== WHAT THE TASK ASKS ==
Starting at the first line of the entries, extract each line up to and including the one that contains "ax.spines['bottom'].set_linewidth(0.8)", but leave out the pictures.
— begin —
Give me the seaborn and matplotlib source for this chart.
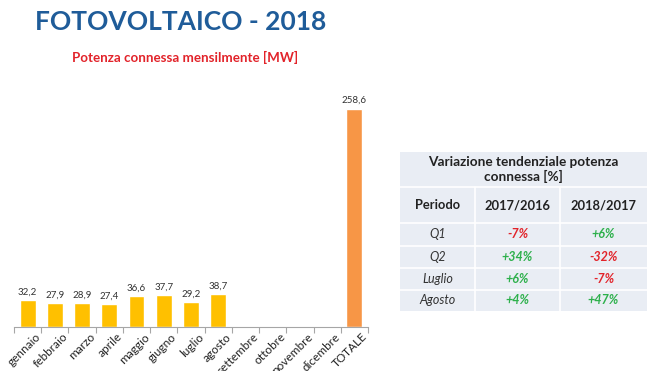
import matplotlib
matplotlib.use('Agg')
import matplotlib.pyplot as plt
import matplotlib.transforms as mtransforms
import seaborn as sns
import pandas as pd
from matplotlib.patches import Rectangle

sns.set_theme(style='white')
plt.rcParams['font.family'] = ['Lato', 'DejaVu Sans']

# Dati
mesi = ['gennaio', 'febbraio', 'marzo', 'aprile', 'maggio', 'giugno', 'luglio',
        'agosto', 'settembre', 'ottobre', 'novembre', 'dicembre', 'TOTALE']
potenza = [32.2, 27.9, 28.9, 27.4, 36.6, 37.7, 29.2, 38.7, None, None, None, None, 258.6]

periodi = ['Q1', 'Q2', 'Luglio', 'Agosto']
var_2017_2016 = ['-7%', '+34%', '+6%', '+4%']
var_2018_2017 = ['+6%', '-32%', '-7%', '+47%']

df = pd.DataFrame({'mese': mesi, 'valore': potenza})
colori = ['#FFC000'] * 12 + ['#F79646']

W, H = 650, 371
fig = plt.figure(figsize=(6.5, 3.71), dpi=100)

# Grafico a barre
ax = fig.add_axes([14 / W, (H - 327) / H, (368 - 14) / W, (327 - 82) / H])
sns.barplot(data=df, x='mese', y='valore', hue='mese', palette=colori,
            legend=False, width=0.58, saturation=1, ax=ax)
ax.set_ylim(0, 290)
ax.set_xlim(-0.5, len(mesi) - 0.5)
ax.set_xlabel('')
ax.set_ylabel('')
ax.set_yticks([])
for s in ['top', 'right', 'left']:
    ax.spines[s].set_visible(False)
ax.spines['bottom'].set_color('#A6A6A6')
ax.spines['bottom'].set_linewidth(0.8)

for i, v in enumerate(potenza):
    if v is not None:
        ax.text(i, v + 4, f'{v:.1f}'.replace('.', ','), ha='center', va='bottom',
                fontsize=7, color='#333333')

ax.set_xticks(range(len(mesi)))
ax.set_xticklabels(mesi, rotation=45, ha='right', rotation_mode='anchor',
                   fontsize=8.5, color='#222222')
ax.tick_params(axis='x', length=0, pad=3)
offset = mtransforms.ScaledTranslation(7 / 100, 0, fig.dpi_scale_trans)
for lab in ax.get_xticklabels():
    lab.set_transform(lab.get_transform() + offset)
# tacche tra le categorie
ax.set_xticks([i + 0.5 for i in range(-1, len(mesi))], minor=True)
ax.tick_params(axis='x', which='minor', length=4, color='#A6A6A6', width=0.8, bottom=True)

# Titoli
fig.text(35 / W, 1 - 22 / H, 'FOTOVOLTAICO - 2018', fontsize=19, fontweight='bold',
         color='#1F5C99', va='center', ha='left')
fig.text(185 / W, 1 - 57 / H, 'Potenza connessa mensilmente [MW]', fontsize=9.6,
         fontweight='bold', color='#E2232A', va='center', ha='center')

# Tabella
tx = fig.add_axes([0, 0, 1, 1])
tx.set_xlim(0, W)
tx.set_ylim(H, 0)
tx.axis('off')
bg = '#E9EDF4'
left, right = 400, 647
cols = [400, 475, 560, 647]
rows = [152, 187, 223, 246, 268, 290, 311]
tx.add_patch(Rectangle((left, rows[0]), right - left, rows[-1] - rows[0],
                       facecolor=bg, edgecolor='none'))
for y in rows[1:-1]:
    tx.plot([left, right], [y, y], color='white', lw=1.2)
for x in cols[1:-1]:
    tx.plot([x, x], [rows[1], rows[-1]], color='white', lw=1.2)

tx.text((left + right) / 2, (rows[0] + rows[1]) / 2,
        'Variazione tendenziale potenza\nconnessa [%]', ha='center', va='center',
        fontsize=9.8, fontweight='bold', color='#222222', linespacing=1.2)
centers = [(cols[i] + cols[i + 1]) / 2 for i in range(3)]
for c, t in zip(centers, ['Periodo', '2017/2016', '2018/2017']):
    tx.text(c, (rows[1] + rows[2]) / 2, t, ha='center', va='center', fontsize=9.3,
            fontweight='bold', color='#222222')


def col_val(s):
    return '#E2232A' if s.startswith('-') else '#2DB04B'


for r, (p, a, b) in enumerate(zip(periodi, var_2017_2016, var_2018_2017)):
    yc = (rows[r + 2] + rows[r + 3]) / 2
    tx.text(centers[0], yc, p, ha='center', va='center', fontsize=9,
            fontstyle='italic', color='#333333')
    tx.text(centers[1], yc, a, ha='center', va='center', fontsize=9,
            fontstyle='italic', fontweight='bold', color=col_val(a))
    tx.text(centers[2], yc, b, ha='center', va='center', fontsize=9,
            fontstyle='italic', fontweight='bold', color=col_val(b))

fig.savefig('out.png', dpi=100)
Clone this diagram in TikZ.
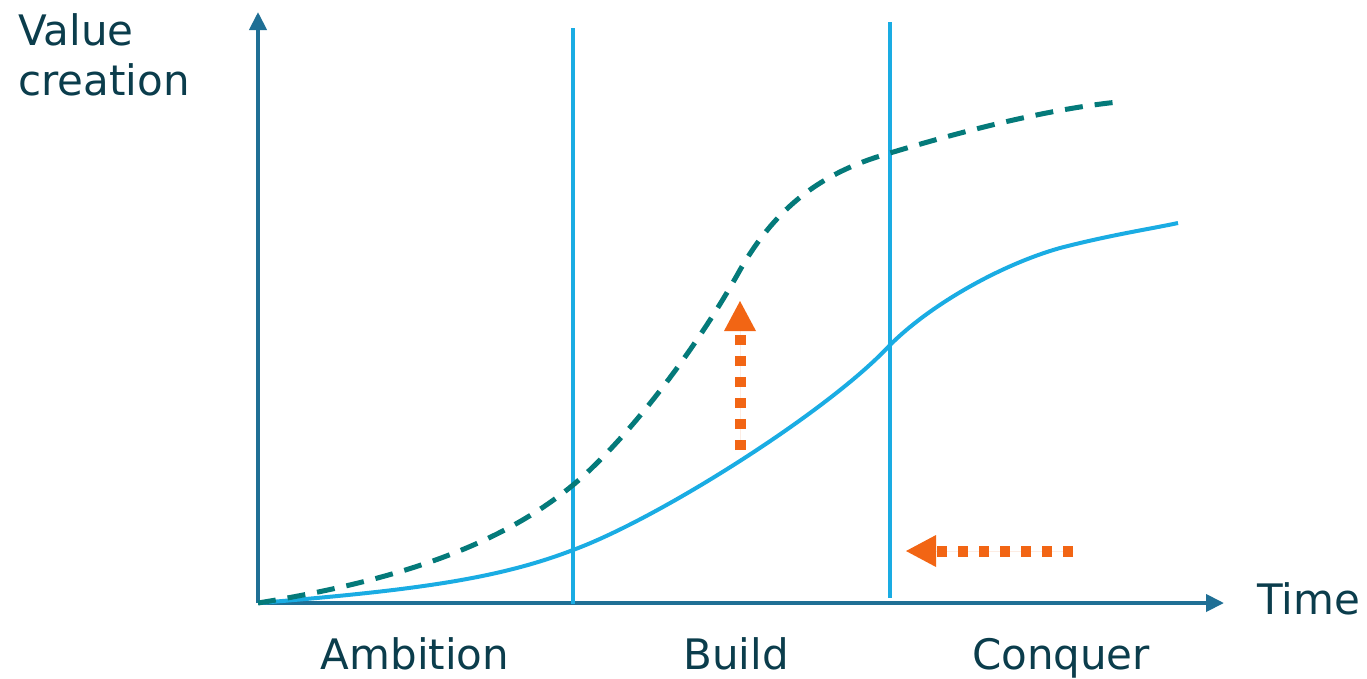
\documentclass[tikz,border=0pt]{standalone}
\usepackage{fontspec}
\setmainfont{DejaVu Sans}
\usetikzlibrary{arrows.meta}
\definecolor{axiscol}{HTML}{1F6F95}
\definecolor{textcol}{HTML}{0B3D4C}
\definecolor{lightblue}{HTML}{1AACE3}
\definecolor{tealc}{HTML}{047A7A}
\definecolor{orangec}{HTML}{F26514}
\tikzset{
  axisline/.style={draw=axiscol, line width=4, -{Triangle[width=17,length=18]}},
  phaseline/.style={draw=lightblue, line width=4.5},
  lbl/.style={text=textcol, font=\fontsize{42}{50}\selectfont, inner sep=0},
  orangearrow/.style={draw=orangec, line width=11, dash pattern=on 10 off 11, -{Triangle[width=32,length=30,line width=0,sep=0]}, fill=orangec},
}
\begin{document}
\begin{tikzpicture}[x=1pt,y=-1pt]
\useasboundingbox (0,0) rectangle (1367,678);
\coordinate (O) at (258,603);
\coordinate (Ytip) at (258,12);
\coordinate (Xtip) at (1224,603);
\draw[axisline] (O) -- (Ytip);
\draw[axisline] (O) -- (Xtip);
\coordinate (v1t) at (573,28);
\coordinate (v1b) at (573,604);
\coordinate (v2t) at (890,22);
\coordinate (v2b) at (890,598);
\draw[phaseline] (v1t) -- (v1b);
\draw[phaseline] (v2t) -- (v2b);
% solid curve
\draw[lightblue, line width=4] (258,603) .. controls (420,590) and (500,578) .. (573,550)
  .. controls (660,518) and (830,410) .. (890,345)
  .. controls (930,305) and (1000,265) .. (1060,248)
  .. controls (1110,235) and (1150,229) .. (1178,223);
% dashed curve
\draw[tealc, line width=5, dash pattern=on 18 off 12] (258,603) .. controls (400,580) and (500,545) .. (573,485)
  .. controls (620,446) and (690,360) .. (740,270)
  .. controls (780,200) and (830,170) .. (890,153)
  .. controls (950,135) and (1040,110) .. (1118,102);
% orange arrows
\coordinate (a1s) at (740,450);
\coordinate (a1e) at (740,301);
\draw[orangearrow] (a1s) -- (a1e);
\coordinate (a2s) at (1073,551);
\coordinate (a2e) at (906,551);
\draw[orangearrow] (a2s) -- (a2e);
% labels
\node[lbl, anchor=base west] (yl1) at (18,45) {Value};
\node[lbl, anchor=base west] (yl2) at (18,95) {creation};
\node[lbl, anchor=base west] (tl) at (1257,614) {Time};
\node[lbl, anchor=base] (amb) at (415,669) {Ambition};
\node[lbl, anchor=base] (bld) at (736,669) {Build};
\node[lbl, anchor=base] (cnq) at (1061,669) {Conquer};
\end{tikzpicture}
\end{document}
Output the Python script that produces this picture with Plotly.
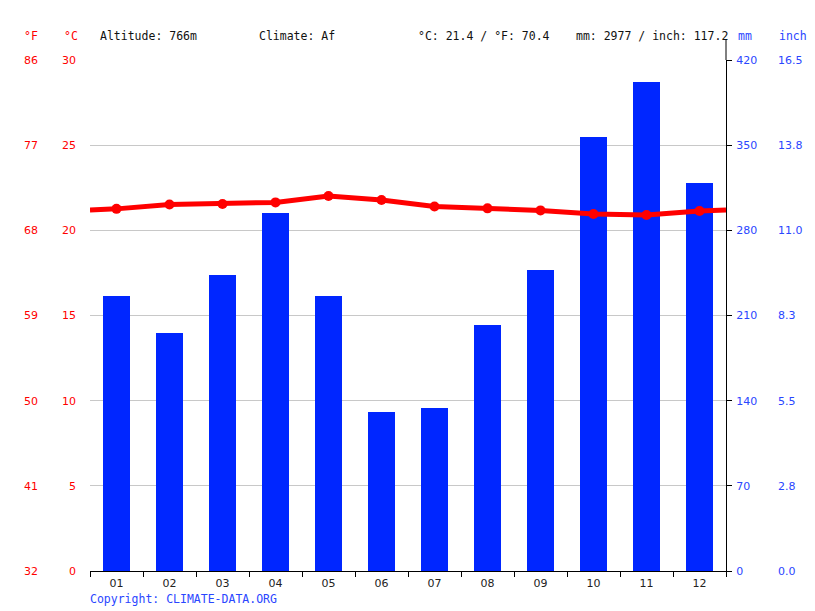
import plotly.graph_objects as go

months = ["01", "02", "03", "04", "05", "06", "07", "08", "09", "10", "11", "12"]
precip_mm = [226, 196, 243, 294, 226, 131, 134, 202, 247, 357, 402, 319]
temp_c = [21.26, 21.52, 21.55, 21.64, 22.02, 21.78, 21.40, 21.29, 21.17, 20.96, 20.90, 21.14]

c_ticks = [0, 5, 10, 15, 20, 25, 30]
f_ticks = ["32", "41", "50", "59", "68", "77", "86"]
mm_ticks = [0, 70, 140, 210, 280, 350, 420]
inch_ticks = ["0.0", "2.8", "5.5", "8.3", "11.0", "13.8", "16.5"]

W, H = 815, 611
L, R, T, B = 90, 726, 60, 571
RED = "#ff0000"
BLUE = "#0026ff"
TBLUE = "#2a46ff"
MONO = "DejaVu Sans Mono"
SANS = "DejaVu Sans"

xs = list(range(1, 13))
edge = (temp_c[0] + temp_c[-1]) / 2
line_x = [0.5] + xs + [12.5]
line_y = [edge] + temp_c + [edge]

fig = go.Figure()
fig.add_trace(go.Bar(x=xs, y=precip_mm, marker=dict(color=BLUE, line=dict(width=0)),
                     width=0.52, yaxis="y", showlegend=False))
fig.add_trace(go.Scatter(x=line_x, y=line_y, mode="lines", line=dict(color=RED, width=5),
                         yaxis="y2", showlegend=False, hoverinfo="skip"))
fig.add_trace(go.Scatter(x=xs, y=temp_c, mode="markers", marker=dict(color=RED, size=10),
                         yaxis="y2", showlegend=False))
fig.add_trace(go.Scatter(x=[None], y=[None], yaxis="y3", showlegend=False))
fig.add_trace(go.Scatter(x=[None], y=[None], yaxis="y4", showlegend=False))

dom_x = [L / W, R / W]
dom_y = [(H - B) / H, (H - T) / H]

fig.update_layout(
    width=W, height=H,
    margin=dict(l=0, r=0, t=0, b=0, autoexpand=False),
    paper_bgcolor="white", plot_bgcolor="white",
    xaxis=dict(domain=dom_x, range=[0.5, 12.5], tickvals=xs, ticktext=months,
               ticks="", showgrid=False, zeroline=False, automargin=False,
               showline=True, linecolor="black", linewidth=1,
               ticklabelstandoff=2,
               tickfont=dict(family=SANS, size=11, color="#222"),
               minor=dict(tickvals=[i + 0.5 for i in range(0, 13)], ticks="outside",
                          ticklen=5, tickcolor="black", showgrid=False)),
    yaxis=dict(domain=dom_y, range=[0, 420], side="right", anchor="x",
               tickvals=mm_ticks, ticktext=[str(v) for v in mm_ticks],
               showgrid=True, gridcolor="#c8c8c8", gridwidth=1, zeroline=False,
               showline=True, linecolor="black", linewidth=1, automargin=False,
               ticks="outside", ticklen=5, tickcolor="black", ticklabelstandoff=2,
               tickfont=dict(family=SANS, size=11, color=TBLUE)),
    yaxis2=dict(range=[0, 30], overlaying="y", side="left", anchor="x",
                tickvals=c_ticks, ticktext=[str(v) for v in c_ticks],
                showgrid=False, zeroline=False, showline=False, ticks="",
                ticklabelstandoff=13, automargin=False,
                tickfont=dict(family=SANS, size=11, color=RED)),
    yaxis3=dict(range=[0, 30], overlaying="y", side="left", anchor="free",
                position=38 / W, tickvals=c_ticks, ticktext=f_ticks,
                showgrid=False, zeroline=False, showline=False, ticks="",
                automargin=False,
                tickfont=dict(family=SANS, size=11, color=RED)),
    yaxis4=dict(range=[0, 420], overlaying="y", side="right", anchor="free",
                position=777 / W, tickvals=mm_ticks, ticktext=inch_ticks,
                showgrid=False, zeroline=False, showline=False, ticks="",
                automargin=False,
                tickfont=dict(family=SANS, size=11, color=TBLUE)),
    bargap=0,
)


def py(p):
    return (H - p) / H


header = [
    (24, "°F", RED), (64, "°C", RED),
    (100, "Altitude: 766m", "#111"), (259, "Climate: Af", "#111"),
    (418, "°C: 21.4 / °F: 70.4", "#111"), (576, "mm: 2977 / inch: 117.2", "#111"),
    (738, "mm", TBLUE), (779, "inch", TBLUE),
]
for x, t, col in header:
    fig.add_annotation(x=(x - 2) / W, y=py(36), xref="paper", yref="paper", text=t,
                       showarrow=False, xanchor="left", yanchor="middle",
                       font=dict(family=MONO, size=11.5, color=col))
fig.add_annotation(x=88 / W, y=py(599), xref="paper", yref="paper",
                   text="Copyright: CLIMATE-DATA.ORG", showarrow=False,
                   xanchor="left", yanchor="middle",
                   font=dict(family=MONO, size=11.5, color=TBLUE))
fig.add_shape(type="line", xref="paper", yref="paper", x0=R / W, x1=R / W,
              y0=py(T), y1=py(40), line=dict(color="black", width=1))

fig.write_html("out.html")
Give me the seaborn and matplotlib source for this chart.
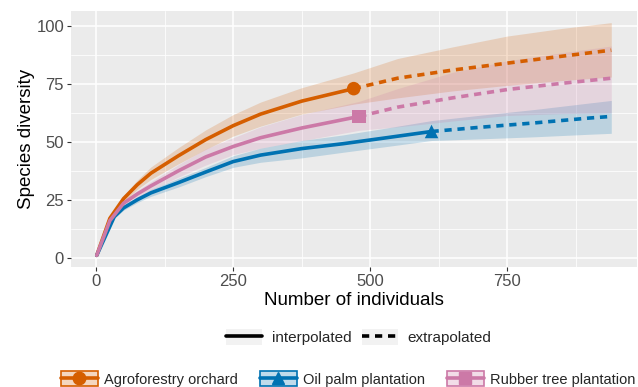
— end —
== OUTPUT FOR THIS TASK ==
Give me the seaborn and matplotlib source for this chart.
import matplotlib
matplotlib.use('Agg')
import matplotlib.pyplot as plt
import matplotlib.transforms as mtransforms
import seaborn as sns
import pandas as pd
from matplotlib.patches import Rectangle

sns.set_theme(style='white')
plt.rcParams['font.family'] = ['Lato', 'DejaVu Sans']

# Dati
mesi = ['gennaio', 'febbraio', 'marzo', 'aprile', 'maggio', 'giugno', 'luglio',
        'agosto', 'settembre', 'ottobre', 'novembre', 'dicembre', 'TOTALE']
potenza = [32.2, 27.9, 28.9, 27.4, 36.6, 37.7, 29.2, 38.7, None, None, None, None, 258.6]

periodi = ['Q1', 'Q2', 'Luglio', 'Agosto']
var_2017_2016 = ['-7%', '+34%', '+6%', '+4%']
var_2018_2017 = ['+6%', '-32%', '-7%', '+47%']

df = pd.DataFrame({'mese': mesi, 'valore': potenza})
colori = ['#FFC000'] * 12 + ['#F79646']

W, H = 650, 371
fig = plt.figure(figsize=(6.5, 3.71), dpi=100)

# Grafico a barre
ax = fig.add_axes([14 / W, (H - 327) / H, (368 - 14) / W, (327 - 82) / H])
sns.barplot(data=df, x='mese', y='valore', hue='mese', palette=colori,
            legend=False, width=0.58, saturation=1, ax=ax)
ax.set_ylim(0, 290)
ax.set_xlim(-0.5, len(mesi) - 0.5)
ax.set_xlabel('')
ax.set_ylabel('')
ax.set_yticks([])
for s in ['top', 'right', 'left']:
    ax.spines[s].set_visible(False)
ax.spines['bottom'].set_color('#A6A6A6')
ax.spines['bottom'].set_linewidth(0.8)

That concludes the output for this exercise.